Take the material below and retype it in full; pictures are left out.

══ Source data ══

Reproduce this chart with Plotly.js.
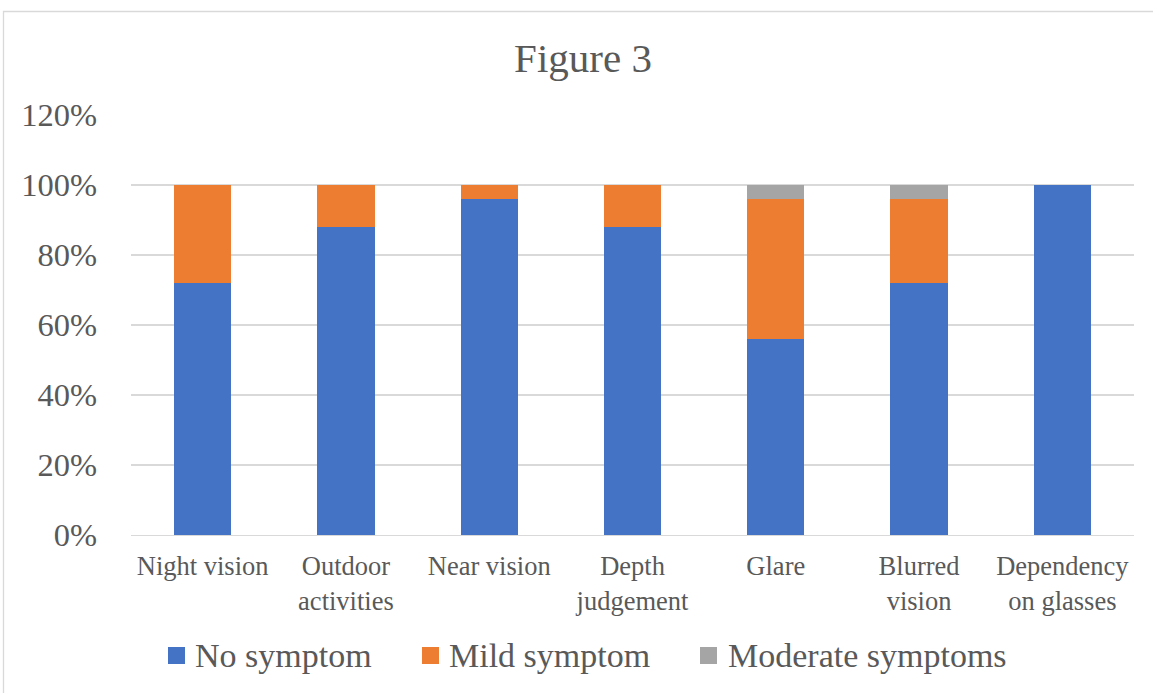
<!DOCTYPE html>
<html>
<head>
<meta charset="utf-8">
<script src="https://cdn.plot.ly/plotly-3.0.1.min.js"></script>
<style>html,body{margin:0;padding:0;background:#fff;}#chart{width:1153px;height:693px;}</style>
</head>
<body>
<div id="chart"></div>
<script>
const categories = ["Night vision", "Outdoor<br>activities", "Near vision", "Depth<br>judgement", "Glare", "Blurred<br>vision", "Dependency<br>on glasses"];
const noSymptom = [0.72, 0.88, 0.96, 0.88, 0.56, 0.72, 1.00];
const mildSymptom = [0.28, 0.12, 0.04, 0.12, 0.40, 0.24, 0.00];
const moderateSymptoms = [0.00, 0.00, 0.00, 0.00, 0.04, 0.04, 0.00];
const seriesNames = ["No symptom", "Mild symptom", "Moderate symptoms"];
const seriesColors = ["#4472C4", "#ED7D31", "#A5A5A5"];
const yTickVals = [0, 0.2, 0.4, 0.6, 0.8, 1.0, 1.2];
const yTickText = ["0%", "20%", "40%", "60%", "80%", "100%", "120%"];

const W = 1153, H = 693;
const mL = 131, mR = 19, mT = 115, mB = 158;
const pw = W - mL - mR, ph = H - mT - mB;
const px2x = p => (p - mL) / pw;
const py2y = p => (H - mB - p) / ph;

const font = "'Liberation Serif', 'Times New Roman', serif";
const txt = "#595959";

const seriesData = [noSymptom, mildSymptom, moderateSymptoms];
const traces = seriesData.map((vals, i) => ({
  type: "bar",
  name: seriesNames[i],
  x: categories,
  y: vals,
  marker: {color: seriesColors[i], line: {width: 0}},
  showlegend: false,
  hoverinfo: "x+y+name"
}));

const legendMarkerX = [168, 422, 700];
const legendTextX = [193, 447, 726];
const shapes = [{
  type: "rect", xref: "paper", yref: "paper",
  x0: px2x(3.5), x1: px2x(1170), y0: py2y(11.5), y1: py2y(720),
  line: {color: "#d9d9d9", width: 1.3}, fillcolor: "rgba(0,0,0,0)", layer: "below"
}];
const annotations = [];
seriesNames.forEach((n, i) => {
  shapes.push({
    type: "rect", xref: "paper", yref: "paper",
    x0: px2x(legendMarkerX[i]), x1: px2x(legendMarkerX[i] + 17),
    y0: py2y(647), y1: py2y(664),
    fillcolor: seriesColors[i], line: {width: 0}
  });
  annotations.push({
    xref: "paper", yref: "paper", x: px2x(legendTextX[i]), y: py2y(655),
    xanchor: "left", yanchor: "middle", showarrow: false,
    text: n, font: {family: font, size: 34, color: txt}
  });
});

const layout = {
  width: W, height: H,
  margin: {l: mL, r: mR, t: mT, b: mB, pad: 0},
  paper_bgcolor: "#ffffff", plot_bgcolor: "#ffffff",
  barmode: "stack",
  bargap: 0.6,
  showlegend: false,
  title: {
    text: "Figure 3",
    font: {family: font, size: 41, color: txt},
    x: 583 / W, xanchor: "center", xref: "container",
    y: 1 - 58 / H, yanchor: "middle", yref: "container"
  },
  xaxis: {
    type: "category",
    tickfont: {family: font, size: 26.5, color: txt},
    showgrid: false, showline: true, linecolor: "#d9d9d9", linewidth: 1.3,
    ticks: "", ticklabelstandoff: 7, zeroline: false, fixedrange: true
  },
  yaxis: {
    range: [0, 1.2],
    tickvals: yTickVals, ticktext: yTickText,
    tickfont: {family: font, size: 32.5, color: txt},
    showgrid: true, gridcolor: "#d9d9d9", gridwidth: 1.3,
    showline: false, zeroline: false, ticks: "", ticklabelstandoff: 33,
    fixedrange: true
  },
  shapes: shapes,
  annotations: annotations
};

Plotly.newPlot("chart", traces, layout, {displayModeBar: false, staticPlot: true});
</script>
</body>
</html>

═══

## Exercise result
Reproduce this chart with Plotly.js.
<!DOCTYPE html>
<html>
<head>
<meta charset="utf-8">
<script src="https://cdn.plot.ly/plotly-3.0.1.min.js"></script>
<style>html,body{margin:0;padding:0;background:#fff;}#chart{width:1153px;height:693px;}</style>
</head>
<body>
<div id="chart"></div>
<script>
const categories = ["Night vision", "Outdoor<br>activities", "Near vision", "Depth<br>judgement", "Glare", "Blurred<br>vision", "Dependency<br>on glasses"];
const noSymptom = [0.72, 0.88, 0.96, 0.88, 0.56, 0.72, 1.00];
const mildSymptom = [0.28, 0.12, 0.04, 0.12, 0.40, 0.24, 0.00];
const moderateSymptoms = [0.00, 0.00, 0.00, 0.00, 0.04, 0.04, 0.00];
const seriesNames = ["No symptom", "Mild symptom", "Moderate symptoms"];
const seriesColors = ["#4472C4", "#ED7D31", "#A5A5A5"];
const yTickVals = [0, 0.2, 0.4, 0.6, 0.8, 1.0, 1.2];
const yTickText = ["0%", "20%", "40%", "60%", "80%", "100%", "120%"];

const W = 1153, H = 693;
const mL = 131, mR = 19, mT = 115, mB = 158;
const pw = W - mL - mR, ph = H - mT - mB;
const px2x = p => (p - mL) / pw;
const py2y = p => (H - mB - p) / ph;

const font = "'Liberation Serif', 'Times New Roman', serif";
const txt = "#595959";

const seriesData = [noSymptom, mildSymptom, moderateSymptoms];
const traces = seriesData.map((vals, i) => ({
  type: "bar",
  name: seriesNames[i],
  x: categories,
  y: vals,
  marker: {color: seriesColors[i], line: {width: 0}},
  showlegend: false,
  hoverinfo: "x+y+name"
}));

const legendMarkerX = [168, 422, 700];
const legendTextX = [193, 447, 726];
const shapes = [{
  type: "rect", xref: "paper", yref: "paper",
  x0: px2x(3.5), x1: px2x(1170), y0: py2y(11.5), y1: py2y(720),
  line: {color: "#d9d9d9", width: 1.3}, fillcolor: "rgba(0,0,0,0)", layer: "below"
}];
const annotations = [];
seriesNames.forEach((n, i) => {
  shapes.push({
    type: "rect", xref: "paper", yref: "paper",
    x0: px2x(legendMarkerX[i]), x1: px2x(legendMarkerX[i] + 17),
    y0: py2y(647), y1: py2y(664),
    fillcolor: seriesColors[i], line: {width: 0}
  });
  annotations.push({
    xref: "paper", yref: "paper", x: px2x(legendTextX[i]), y: py2y(655),
    xanchor: "left", yanchor: "middle", showarrow: false,
    text: n, font: {family: font, size: 34, color: txt}
  });
});

const layout = {
  width: W, height: H,
  margin: {l: mL, r: mR, t: mT, b: mB, pad: 0},
  paper_bgcolor: "#ffffff", plot_bgcolor: "#ffffff",
  barmode: "stack",
  bargap: 0.6,
  showlegend: false,
  title: {
    text: "Figure 3",
    font: {family: font, size: 41, color: txt},
    x: 583 / W, xanchor: "center", xref: "container",
    y: 1 - 58 / H, yanchor: "middle", yref: "container"
  },
  xaxis: {
    type: "category",
    tickfont: {family: font, size: 26.5, color: txt},
    showgrid: false, showline: true, linecolor: "#d9d9d9", linewidth: 1.3,
    ticks: "", ticklabelstandoff: 7, zeroline: false, fixedrange: true
  },
  yaxis: {
    range: [0, 1.2],
    tickvals: yTickVals, ticktext: yTickText,
    tickfont: {family: font, size: 32.5, color: txt},
    showgrid: true, gridcolor: "#d9d9d9", gridwidth: 1.3,
    showline: false, zeroline: false, ticks: "", ticklabelstandoff: 33,
    fixedrange: true
  },
  shapes: shapes,
  annotations: annotations
};

Plotly.newPlot("chart", traces, layout, {displayModeBar: false, staticPlot: true});
</script>
</body>
</html>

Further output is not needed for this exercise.